Pictures do not belong in your copy. Repeat all the other data exactly.

┏━━

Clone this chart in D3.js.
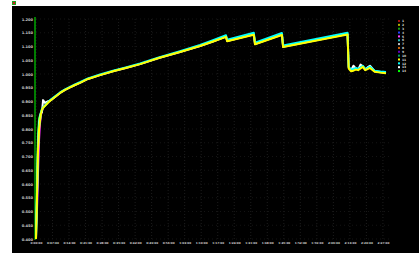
<!DOCTYPE html>
<html>
<head>
<meta charset="utf-8">
<script src="https://cdn.jsdelivr.net/npm/d3@7"></script>
<style>
  html, body { margin: 0; padding: 0; background: #fff; overflow: hidden; }
  text { font-family: "DejaVu Sans", sans-serif; }
</style>
</head>
<body>
<svg id="chart" width="419" height="253"></svg>
<script>
// sample times in minutes
const times = [0, 0.4, 0.85, 1.3, 1.7, 2.1, 2.5, 3.0, 3.8, 4.8,
  5.9, 7.5, 10.2, 12.3, 14.4, 16.5, 18.6, 22, 27.1, 33,
  38, 44.1, 52, 61, 69.5, 75, 80.5, 81.0, 92.3, 92.8,
  104.2, 104.7, 132.0, 132.5, 133.5, 134.5, 135.5, 136.5, 137.5, 138.5,
  139.5, 140.5, 141.5, 143.5, 146, 148.3];

const yellow = [0.40, 0.54, 0.72, 0.80, 0.83, 0.855, 0.87, 0.877, 0.884, 0.893,
  0.902, 0.913, 0.931, 0.942, 0.951, 0.960, 0.968, 0.982, 0.996, 1.011,
  1.022, 1.036, 1.058, 1.080, 1.102, 1.118, 1.135, 1.119, 1.143, 1.108,
  1.142, 1.098, 1.144, 1.020, 1.010, 1.012, 1.016, 1.014, 1.020, 1.026,
  1.014, 1.018, 1.022, 1.008, 1.005, 1.003];
const cyan = [0.40, 0.55, 0.73, 0.81, 0.835, 0.858, 0.872, 0.879, 0.886, 0.895,
  0.904, 0.915, 0.933, 0.944, 0.953, 0.962, 0.970, 0.984, 0.998, 1.013,
  1.024, 1.038, 1.060, 1.083, 1.106, 1.123, 1.141, 1.125, 1.150, 1.114,
  1.149, 1.104, 1.150, 1.026, 1.016, 1.018, 1.022, 1.019, 1.024, 1.030,
  1.018, 1.022, 1.027, 1.012, 1.009, 1.007];
const white = [0.40, 0.56, 0.74, 0.82, 0.845, 0.86, 0.86, 0.905, 0.895, 0.90,
  0.903, 0.913, 0.931, 0.942, 0.951, 0.960, 0.968, 0.982, 0.996, 1.011,
  1.022, 1.036, 1.058, 1.080, 1.102, 1.118, 1.136, 1.120, 1.144, 1.109,
  1.143, 1.099, 1.145, 1.024, 1.014, 1.030, 1.020, 1.016, 1.034, 1.028,
  1.016, 1.024, 1.030, 1.010, 1.006, 1.004];
// these only separate from the bundle during the first minutes
const green = [0.42, 0.60, 0.78, 0.84, 0.85, 0.86, 0.87, 0.877, 0.884, 0.893];
const magenta = [0.45, 0.50, 0.64, 0.76, 0.82, 0.85, 0.865, 0.877, 0.884, 0.893];
const blue = [0.44, 0.50, 0.70, 0.80, 0.83, 0.855, 0.87, 0.877, 0.884, 0.893];

const yTicks = [1.2, 1.15, 1.1, 1.05, 1.0, 0.95, 0.9, 0.85, 0.8, 0.75, 0.7, 0.65, 0.6, 0.55, 0.5, 0.45, 0.4];
const xTicks = [0, 7, 14, 21, 28, 35, 42, 49, 56, 63, 70, 77, 84, 91, 98, 105, 112, 119, 126, 133, 140, 147];

const legendLabels = ['1', '2', '3', '4', '5', '6', '7', '8', '9', '10', '11', '12', '13', '14'];
const legendColors = ['#a01010', '#b0b000', '#10a010', '#2040ff', '#ff40ff', '#20c0c0', '#c0c0c0',
  '#d06000', '#6000c0', '#00a060', '#ffff00', '#00ffff', '#ffffff', '#00ff00'];

const series = [
  { values: blue, color: '#2040ff' },
  { values: magenta, color: '#ff30ff' },
  { values: green, color: '#00ff00' },
  { values: white, color: '#ffffff' },
  { values: cyan, color: '#00ffff' },
  { values: yellow, color: '#ffff00' },
];

const svg = d3.select('#chart');

// frame
svg.append('rect').attr('x', 12).attr('y', 6).attr('width', 407).attr('height', 247).attr('fill', '#000');
svg.append('rect').attr('x', 12).attr('y', 1).attr('width', 4).attr('height', 4).attr('fill', '#20a020');
svg.append('rect').attr('x', 13).attr('y', 2).attr('width', 2).attr('height', 2).attr('fill', '#d02020');

const x = d3.scaleLinear().domain([0, 150]).range([36, 390]);
const y = d3.scaleLinear().domain([0.4, 1.2]).range([239, 19]);

// grid
svg.append('g').selectAll('line').data(xTicks).join('line')
    .attr('x1', d => x(d)).attr('x2', d => x(d))
    .attr('y1', 19).attr('y2', 239)
    .attr('stroke', '#1c1c1c').attr('stroke-dasharray', '1,2');
svg.append('g').selectAll('line').data(yTicks).join('line')
    .attr('x1', 36).attr('x2', 390)
    .attr('y1', d => y(d)).attr('y2', d => y(d))
    .attr('stroke', '#141414').attr('stroke-dasharray', '1,3');

// y axis
const yAxis = svg.append('g')
    .attr('transform', 'translate(35,0)')
    .call(d3.axisLeft(y).tickValues(yTicks).tickFormat(d3.format('.3f')).tickSize(0).tickPadding(2));
yAxis.select('.domain').remove();
yAxis.selectAll('text').attr('fill', '#cfcfcf').attr('font-size', 3.6).attr('font-weight', 'bold');
svg.append('line').attr('x1', 35).attr('x2', 35).attr('y1', 17).attr('y2', 240)
    .attr('stroke', '#00c000').attr('stroke-width', 1.3);

// x axis
const fmt = m => `${Math.floor(m / 60)}:${String(m % 60).padStart(2, '0')}:00`;
const xAxis = svg.append('g')
    .attr('transform', 'translate(0,240)')
    .call(d3.axisBottom(x).tickValues(xTicks).tickFormat(fmt).tickSize(0).tickPadding(2));
xAxis.select('.domain').remove();
xAxis.selectAll('text').attr('fill', '#cfcfcf').attr('font-size', 2.8).attr('font-weight', 'bold');

// lines
const line = d3.line()
    .x((d, i) => x(times[i]))
    .y(d => y(d));
svg.append('g').selectAll('path').data(series).join('path')
    .attr('d', d => line(d.values))
    .attr('fill', 'none')
    .attr('stroke', d => d.color)
    .attr('stroke-width', 2)
    .attr('stroke-linejoin', 'round');

// legend
const lg = svg.append('g').attr('transform', 'translate(398,21)');
const item = lg.selectAll('g').data(legendLabels).join('g')
    .attr('transform', (d, i) => `translate(0,${i * 3.85})`);
item.append('rect').attr('x', 0).attr('y', -1).attr('width', 2).attr('height', 2)
    .attr('fill', (d, i) => legendColors[i]);
item.append('text').attr('x', 4).attr('y', 1.2)
    .attr('font-size', 3).attr('font-weight', 'bold').attr('fill', '#d8d8d8')
    .text(d => d);
</script>
</body>
</html>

┗━━

→ CORRECT RESPONSE
Clone this chart in D3.js.
<!DOCTYPE html>
<html>
<head>
<meta charset="utf-8">
<script src="https://cdn.jsdelivr.net/npm/d3@7"></script>
<style>
  html, body { margin: 0; padding: 0; background: #fff; overflow: hidden; }
  text { font-family: "DejaVu Sans", sans-serif; }
</style>
</head>
<body>
<svg id="chart" width="419" height="253"></svg>
<script>
// sample times in minutes
const times = [0, 0.4, 0.85, 1.3, 1.7, 2.1, 2.5, 3.0, 3.8, 4.8,
  5.9, 7.5, 10.2, 12.3, 14.4, 16.5, 18.6, 22, 27.1, 33,
  38, 44.1, 52, 61, 69.5, 75, 80.5, 81.0, 92.3, 92.8,
  104.2, 104.7, 132.0, 132.5, 133.5, 134.5, 135.5, 136.5, 137.5, 138.5,
  139.5, 140.5, 141.5, 143.5, 146, 148.3];

const yellow = [0.40, 0.54, 0.72, 0.80, 0.83, 0.855, 0.87, 0.877, 0.884, 0.893,
  0.902, 0.913, 0.931, 0.942, 0.951, 0.960, 0.968, 0.982, 0.996, 1.011,
  1.022, 1.036, 1.058, 1.080, 1.102, 1.118, 1.135, 1.119, 1.143, 1.108,
  1.142, 1.098, 1.144, 1.020, 1.010, 1.012, 1.016, 1.014, 1.020, 1.026,
  1.014, 1.018, 1.022, 1.008, 1.005, 1.003];
const cyan = [0.40, 0.55, 0.73, 0.81, 0.835, 0.858, 0.872, 0.879, 0.886, 0.895,
  0.904, 0.915, 0.933, 0.944, 0.953, 0.962, 0.970, 0.984, 0.998, 1.013,
  1.024, 1.038, 1.060, 1.083, 1.106, 1.123, 1.141, 1.125, 1.150, 1.114,
  1.149, 1.104, 1.150, 1.026, 1.016, 1.018, 1.022, 1.019, 1.024, 1.030,
  1.018, 1.022, 1.027, 1.012, 1.009, 1.007];
const white = [0.40, 0.56, 0.74, 0.82, 0.845, 0.86, 0.86, 0.905, 0.895, 0.90,
  0.903, 0.913, 0.931, 0.942, 0.951, 0.960, 0.968, 0.982, 0.996, 1.011,
  1.022, 1.036, 1.058, 1.080, 1.102, 1.118, 1.136, 1.120, 1.144, 1.109,
  1.143, 1.099, 1.145, 1.024, 1.014, 1.030, 1.020, 1.016, 1.034, 1.028,
  1.016, 1.024, 1.030, 1.010, 1.006, 1.004];
// these only separate from the bundle during the first minutes
const green = [0.42, 0.60, 0.78, 0.84, 0.85, 0.86, 0.87, 0.877, 0.884, 0.893];
const magenta = [0.45, 0.50, 0.64, 0.76, 0.82, 0.85, 0.865, 0.877, 0.884, 0.893];
const blue = [0.44, 0.50, 0.70, 0.80, 0.83, 0.855, 0.87, 0.877, 0.884, 0.893];

const yTicks = [1.2, 1.15, 1.1, 1.05, 1.0, 0.95, 0.9, 0.85, 0.8, 0.75, 0.7, 0.65, 0.6, 0.55, 0.5, 0.45, 0.4];
const xTicks = [0, 7, 14, 21, 28, 35, 42, 49, 56, 63, 70, 77, 84, 91, 98, 105, 112, 119, 126, 133, 140, 147];

const legendLabels = ['1', '2', '3', '4', '5', '6', '7', '8', '9', '10', '11', '12', '13', '14'];
const legendColors = ['#a01010', '#b0b000', '#10a010', '#2040ff', '#ff40ff', '#20c0c0', '#c0c0c0',
  '#d06000', '#6000c0', '#00a060', '#ffff00', '#00ffff', '#ffffff', '#00ff00'];

const series = [
  { values: blue, color: '#2040ff' },
  { values: magenta, color: '#ff30ff' },
  { values: green, color: '#00ff00' },
  { values: white, color: '#ffffff' },
  { values: cyan, color: '#00ffff' },
  { values: yellow, color: '#ffff00' },
];

const svg = d3.select('#chart');

// frame
svg.append('rect').attr('x', 12).attr('y', 6).attr('width', 407).attr('height', 247).attr('fill', '#000');
svg.append('rect').attr('x', 12).attr('y', 1).attr('width', 4).attr('height', 4).attr('fill', '#20a020');
svg.append('rect').attr('x', 13).attr('y', 2).attr('width', 2).attr('height', 2).attr('fill', '#d02020');

const x = d3.scaleLinear().domain([0, 150]).range([36, 390]);
const y = d3.scaleLinear().domain([0.4, 1.2]).range([239, 19]);

// grid
svg.append('g').selectAll('line').data(xTicks).join('line')
    .attr('x1', d => x(d)).attr('x2', d => x(d))
    .attr('y1', 19).attr('y2', 239)
    .attr('stroke', '#1c1c1c').attr('stroke-dasharray', '1,2');
svg.append('g').selectAll('line').data(yTicks).join('line')
    .attr('x1', 36).attr('x2', 390)
    .attr('y1', d => y(d)).attr('y2', d => y(d))
    .attr('stroke', '#141414').attr('stroke-dasharray', '1,3');

// y axis
const yAxis = svg.append('g')
    .attr('transform', 'translate(35,0)')
    .call(d3.axisLeft(y).tickValues(yTicks).tickFormat(d3.format('.3f')).tickSize(0).tickPadding(2));
yAxis.select('.domain').remove();
yAxis.selectAll('text').attr('fill', '#cfcfcf').attr('font-size', 3.6).attr('font-weight', 'bold');
svg.append('line').attr('x1', 35).attr('x2', 35).attr('y1', 17).attr('y2', 240)
    .attr('stroke', '#00c000').attr('stroke-width', 1.3);

// x axis
const fmt = m => `${Math.floor(m / 60)}:${String(m % 60).padStart(2, '0')}:00`;
const xAxis = svg.append('g')
    .attr('transform', 'translate(0,240)')
    .call(d3.axisBottom(x).tickValues(xTicks).tickFormat(fmt).tickSize(0).tickPadding(2));
xAxis.select('.domain').remove();
xAxis.selectAll('text').attr('fill', '#cfcfcf').attr('font-size', 2.8).attr('font-weight', 'bold');

// lines
const line = d3.line()
    .x((d, i) => x(times[i]))
    .y(d => y(d));
svg.append('g').selectAll('path').data(series).join('path')
    .attr('d', d => line(d.values))
    .attr('fill', 'none')
    .attr('stroke', d => d.color)
    .attr('stroke-width', 2)
    .attr('stroke-linejoin', 'round');

// legend
const lg = svg.append('g').attr('transform', 'translate(398,21)');
const item = lg.selectAll('g').data(legendLabels).join('g')
    .attr('transform', (d, i) => `translate(0,${i * 3.85})`);
item.append('rect').attr('x', 0).attr('y', -1).attr('width', 2).attr('height', 2)
    .attr('fill', (d, i) => legendColors[i]);
item.append('text').attr('x', 4).attr('y', 1.2)
    .attr('font-size', 3).attr('font-weight', 'bold').attr('fill', '#d8d8d8')
    .text(d => d);
</script>
</body>
</html>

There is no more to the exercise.